While reading Kant I couldn't help but think of the Buddhist teaching of no-self, and how these two seemingly different teachings might compare.
Kant claims that an a priori foundation for experience is necessary for an experience to occur. This being said, the world can be seen as some form of a blur, the term form being used loosely, that does not organize itself until it comes across the perceptive qualities of the mind. He also subcategorizes the a priori foundations for experience as space and time, and a natural setting of the mind that seems to be described as a form of intuition.The idea that there are fundamentals of an individual do not necessarily contradict the ideas of most Buddhist teachings in regards to the self, but it does offer a sense of identity in the form of necessary precursors to experience and therefore a priori to expression and behavior.
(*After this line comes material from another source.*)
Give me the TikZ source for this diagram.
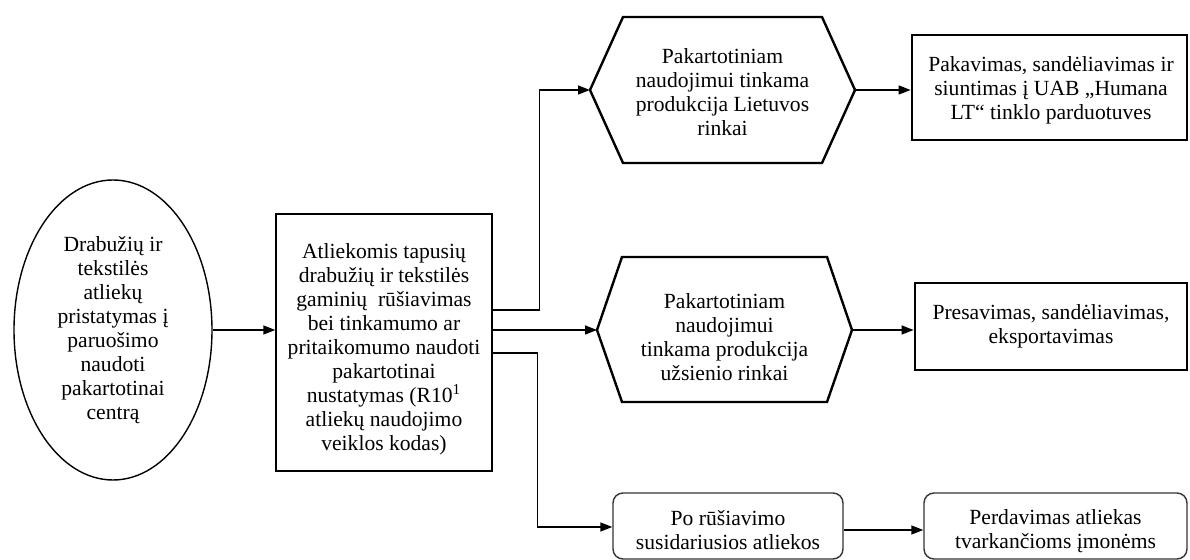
\documentclass[tikz,border=0pt]{standalone}
\usepackage{fontspec}
\setmainfont{Liberation Serif}
\usetikzlibrary{shapes.geometric,arrows.meta}
\begin{document}
\begin{tikzpicture}[x=0.5pt,y=-0.5pt,
  txt/.style={font=\fontsize{10.8}{12}\selectfont, align=center, inner sep=0pt},
  conn/.style={line width=0.7pt},
  arr/.style={conn, -{Triangle[length=6pt,width=4.5pt]}},
  thinbox/.style={draw, line width=0.7pt, txt},
  thickbox/.style={draw, line width=1.4pt, txt},
  roundbox/.style={draw=black!80, line width=0.7pt, rounded corners=5pt, txt},
  hexline/.style={line width=1.2pt, line join=miter}
]
\useasboundingbox (0,0) rectangle (1190,560);

% start ellipse
\node[ellipse, thinbox, minimum width=99pt, minimum height=150pt] (el) at (113,330)
  {Drabužių ir\\tekstilės\\atliekų\\pristatymas į\\paruošimo\\naudoti\\pakartotinai\\centrą};

% sorting rectangle
\node[thinbox, minimum width=108pt, minimum height=128.5pt] (rect) at (384,342.5) {};
\node[txt] (rectt) at (384,349)
  {Atliekomis tapusių\\drabužių ir tekstilės\\gaminių~ rūšiavimas\\bei tinkamumo ar\\pritaikomumo naudoti\\pakartotinai\\nustatymas (R10\textsuperscript{1}\\atliekų naudojimo\\veiklos kodas)};

% hexagon 1
\draw[hexline] (590,90) coordinate (h1w) -- (623,17) -- (822,17) -- (855,90) coordinate (h1e) -- (822,163) -- (623,163) -- cycle;
\node[txt] (h1) at (722.5,92)
  {Pakartotiniam\\naudojimui tinkama\\produkcija Lietuvos\\rinkai};

% hexagon 2
\draw[hexline] (597,330) coordinate (h2w) -- (622,257) -- (827,257) -- (852,330) coordinate (h2e) -- (827,402) -- (622,402) -- cycle;
\node[txt] (h2) at (724.5,337)
  {Pakartotiniam\\naudojimui\\tinkama produkcija\\užsienio rinkai};

% right boxes
\node[thickbox, minimum width=137.5pt, minimum height=52.5pt] (b1) at (1049.5,87.5) {};
\node[txt] (b1t) at (1051,90)
  {Pakavimas, sandėliavimas ir\\siuntimas į UAB „Humana\\LT“ tinklo parduotuves};
\node[thickbox, minimum width=136pt, minimum height=43.5pt] (b2) at (1051,326.5)
  {Presavimas, sandėliavimas,\\eksportavimas};

% rounded boxes
\node[roundbox, minimum width=115pt, minimum height=33pt] (p1) at (728,526) {};
\node[txt] (p1t) at (728,530) {Po rūšiavimo\\susidariusios atliekos};
\node[roundbox, minimum width=131.5pt, minimum height=33pt] (p2) at (1055.5,526) {};
\node[txt] (p2t) at (1055.5,531) {Perdavimas atliekas\\tvarkančioms įmonėms};

% connectors
\draw[arr] (el.east) -- (el.east -| rect.west);
\draw[arr] ([yshift=16.25pt]rect.east) -- ++(47,0) |- (h1w);
\draw[arr] (rect.east |- h2w) -- (h2w);
\draw[arr] ([yshift=-5.25pt]rect.east) -- ++(45,0) |- ([yshift=-0.5pt]p1.west);
\draw[arr] (h1e) -- (h1e -| b1.west);
\draw[arr] (h2e) -- (h2e -| b2.west);
\draw[arr] ([yshift=-2pt]p1.east) -- ([yshift=-2pt]p1.east -| p2.west);
\end{tikzpicture}
\end{document}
Buddha taught that the self is a by-product of thoughts that arise from 'Skandhas,' these include the main means by which we form ideas and concepts of our surroundings. In addition, these 'Shandhas' are not possessed by the individual who experiences them, and therefore cannot identify with the precursors of experience.
It seems that by acknowledging precursors for experience, buddhist teachings and Kantian ideas work nicely together. They both defy the existential idea that all humans are blank slates that are mere products of posteriori impressions, by implementing the idea that there are necessary fundamentals that all individuals contain that allows them to process their surroundings.